Por todo ello, debemos avivar la asistencia humana pasándola por el tamiz del corazón, si en verdad queremos otro mundo más fraternizado que enfrentado, otro planeta más humano que egoísta. Esta generosa entrega, que en mayor o menor medida todos necesitamos, únicamente tiene razón de ser en la providencia de sus brotes, si la especie persiste en la acción de un mundo hecho para sí y hecho para los demás, por y para el ser humano. Volviendo los ojos a nuestro continente, el que la Unión Europea tenga entre sus objetivos prioritarios, la de prestar ayuda lo antes posible a quienes la piden, más que un acto heroico, que no lo es, es un acto esperanzador, al menos un vital estimulante, que ya predijo el poeta latino Ovidio, cuando refrendó que "la esperanza hace que agite el naufrago sus brazos en medio de las aguas, aún cuando no vea tierra por ningún lado".

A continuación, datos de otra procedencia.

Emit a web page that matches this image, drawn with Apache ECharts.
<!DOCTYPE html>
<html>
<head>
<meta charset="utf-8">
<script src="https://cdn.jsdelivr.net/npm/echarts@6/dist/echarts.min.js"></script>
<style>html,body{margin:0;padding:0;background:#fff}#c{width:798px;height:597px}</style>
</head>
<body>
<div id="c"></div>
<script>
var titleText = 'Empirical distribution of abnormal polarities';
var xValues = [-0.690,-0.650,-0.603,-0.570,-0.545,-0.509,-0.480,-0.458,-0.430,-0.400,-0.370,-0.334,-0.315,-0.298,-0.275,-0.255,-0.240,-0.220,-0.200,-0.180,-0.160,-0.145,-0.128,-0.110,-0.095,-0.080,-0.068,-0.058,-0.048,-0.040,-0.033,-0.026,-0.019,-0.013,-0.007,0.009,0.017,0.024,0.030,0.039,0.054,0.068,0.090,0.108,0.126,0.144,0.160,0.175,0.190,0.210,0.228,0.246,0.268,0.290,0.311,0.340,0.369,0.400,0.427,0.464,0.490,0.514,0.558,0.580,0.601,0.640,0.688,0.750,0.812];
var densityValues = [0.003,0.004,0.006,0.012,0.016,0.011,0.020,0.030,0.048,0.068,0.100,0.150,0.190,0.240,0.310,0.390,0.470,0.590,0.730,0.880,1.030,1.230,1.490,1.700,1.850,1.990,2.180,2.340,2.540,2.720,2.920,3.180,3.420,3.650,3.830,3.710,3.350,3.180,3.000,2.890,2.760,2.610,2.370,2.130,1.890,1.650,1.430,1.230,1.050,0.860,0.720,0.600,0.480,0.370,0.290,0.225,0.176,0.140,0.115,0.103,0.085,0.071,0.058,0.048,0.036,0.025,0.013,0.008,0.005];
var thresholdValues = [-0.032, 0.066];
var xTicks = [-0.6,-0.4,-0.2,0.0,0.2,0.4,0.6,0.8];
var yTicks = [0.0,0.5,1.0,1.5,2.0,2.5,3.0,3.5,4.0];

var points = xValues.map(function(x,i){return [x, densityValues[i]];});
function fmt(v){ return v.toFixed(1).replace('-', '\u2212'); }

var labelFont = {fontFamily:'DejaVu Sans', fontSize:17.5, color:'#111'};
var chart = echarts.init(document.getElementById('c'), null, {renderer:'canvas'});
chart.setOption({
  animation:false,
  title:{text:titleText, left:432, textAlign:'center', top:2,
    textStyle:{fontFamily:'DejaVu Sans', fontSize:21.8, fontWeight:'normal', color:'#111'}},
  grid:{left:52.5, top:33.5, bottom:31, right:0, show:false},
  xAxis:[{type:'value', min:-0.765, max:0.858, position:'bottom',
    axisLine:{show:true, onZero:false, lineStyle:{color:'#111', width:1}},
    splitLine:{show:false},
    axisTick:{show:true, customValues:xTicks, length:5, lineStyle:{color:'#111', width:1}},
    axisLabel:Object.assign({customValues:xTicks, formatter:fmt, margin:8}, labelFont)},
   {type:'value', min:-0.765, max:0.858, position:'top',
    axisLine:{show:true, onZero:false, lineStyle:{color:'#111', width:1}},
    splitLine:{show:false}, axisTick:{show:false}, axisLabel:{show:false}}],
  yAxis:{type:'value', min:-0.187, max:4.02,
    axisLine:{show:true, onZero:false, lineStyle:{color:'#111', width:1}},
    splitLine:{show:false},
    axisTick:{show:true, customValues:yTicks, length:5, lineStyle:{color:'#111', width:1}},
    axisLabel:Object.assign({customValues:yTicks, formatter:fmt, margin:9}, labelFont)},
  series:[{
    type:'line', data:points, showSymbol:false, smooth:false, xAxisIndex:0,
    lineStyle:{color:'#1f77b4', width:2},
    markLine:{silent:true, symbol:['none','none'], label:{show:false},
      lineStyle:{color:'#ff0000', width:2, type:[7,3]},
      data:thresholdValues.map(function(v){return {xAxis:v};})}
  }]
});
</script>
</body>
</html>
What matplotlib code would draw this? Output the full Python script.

Nos consta que el auxilio humanitario europeísta tiene tres ramas: la de emergencia, que consiste en dinero en metálico a fin de comprar y distribuir productos de primera necesidad; la alimentaria, donde suele suministrar periódicamente alimentos a regiones azotadas por hambrunas o sequías; y la ayuda a los refugiados que han huido de sus países y a los desplazados dentro de su propio país o región, prestándole socorro durante el periodo de emergencia, hasta que pueden volver a sus casas o establecerse en otro país. Todo este deber de humanidad pienso que nos ennoblece, pero en mi opinión avanzaríamos mucho más, si el paliativo asistencial traspasara la materialidad y permanecieran también auxilios afectivos de desprendimiento, socorros de compañía y comprensión, mediaciones y cooperaciones bajo el amparo de la incondicional ternura, que nada espera y todo se da. Hagamos justicia para que el amor que nos ganamos cada día nadie nos lo robe. Justiciemos al odio de una vez por todas. Sepamos que un trago de amor ayuda a vivir y también a sufrir. Oídos a la escucha comprensiva ahora y siempre. Vale la pena acariciar otro mundo. Eso si, las palabras tienen que salir del alma para que espigue el ansiado cambio que hoy todo el mundo aclama.